Photograph: Dane Tashima
Christopher (left) and Daniel Streng

In the Garfield Park warehouse studio of Streng Design (http://www.strengdesign.net/), a team of young designers envision new landscapes, personal care products, modular buildings, furniture-you name it, they’ll redesign it. The team’s leaders, brothers Christopher, 34, and Daniel Streng, 37, have built an international reputation as style makers and product rethinkers. Their clients include Capellini, an Italian furniture maker; appliance giant Whirlpool; Kohler, the plumbing fixtures firm; and a few clients they can’t yet talk about. Educated at the Milwaukee Institute of Art & Design, the brothers have a Midwestern pragmatism that enhances a form-follows-function ethos. We sat down with them recently to talk about the vision thing.

What areas in contemporary homes should be rethought?
Christopher: Kitchens are now so large that caring for them can be a full-time job.

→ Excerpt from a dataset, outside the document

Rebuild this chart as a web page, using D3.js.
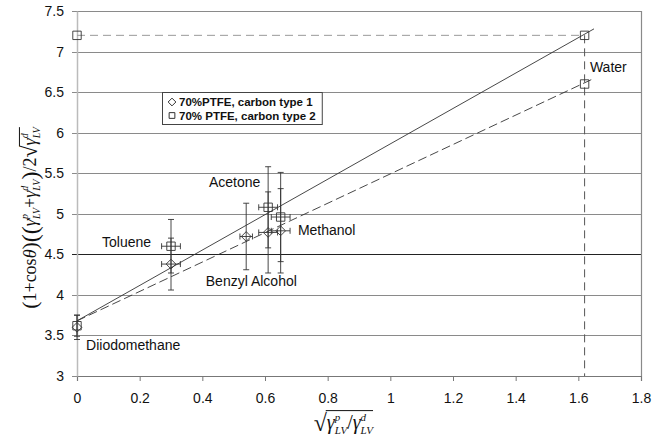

People lily-gild with ornamentation that interrupts the usability of the area. There’s not enough consideration for the process.

Daniel: Kitchens tend to be smaller in apartments, so there is a lot of innovation that needs to happen there. The Japanese have been very successful at this. In the Japanese market they have in-sink dishwashers, where you lift the lid, put in one meal’s worth of dishes, and wash them, rather than letting a whole lot of dishes pile up.

Sit
The ultrasimple Cup chairs are made with felt-laminated aluminum sheets.
Flow
The Laminar spout on the Purist sink pushes air out of the water so it flows smoothly and doesn’t splash.
Wash
This portable washer/dryer combo can handle about three-quarters of a normal load.

Christopher: Whirlpool makes one for the United States called the Briva. We didn’t work on the original design but it’s a project we have an affinity for. We’re looking at function. We always ask the question: Why do we need this product? What does it actually do? A lot of people walk into a store and say, "I want a pencil." They don’t want a pencil. What they want is a line on a piece of paper. But marketers get people to want the pencil. Instead of wanting portable music, they’ve got to have the iPod.

If it’s all about function, what’s the excuse for the Sok tub you did for Kohler? A huge spa tub that fills to the rim, then overflows into an outer tub-do I need that? Don’t I just need to get clean?
Christopher: But do you really feel like you are escaping? Forget everything you know about the claw-foot tub. Think about what the water experience can be. We created a bath within a bath, like an infinity pool. You’re soaking and it’s really nice and quiet; the water is sheeting over into the second tub, so smooth that it looks like a curtain. You can run your fingers through it and it’s really soft and clean water.

Next you’ll tell me I need a new sink.
Christopher: The Purist sink we did for Kohler is a flat marble square. The water shoots out of the mirror, and the water sheets out across the surface in all directions and runs into a moat. You can wash your hands or face in it, and if you want a reservoir, there’s a bowl with an open bottom. You set the bowl down on the surface under the flow and it fills up. If you want to empty it, you just pick up the bowl and water runs out the bottom. It’s thinking about the sink in a different way. It’s a sink without a sink.

What area of our homes will you tackle next?
Christopher: We’ve been working on the idea of a small modular room that you could install on a rooftop. Something easy to assemble that you could lift to the top of a building in eight or ten pieces. Then you use some of the roof area for a lawn. You make it into a summer cottage.

Is it hard to be so ahead of your time?
Daniel: One of the difficulties we have is that there are a lot of people out there who are traditional. I respect and appreciate that. I catch myself antiquing from time to time.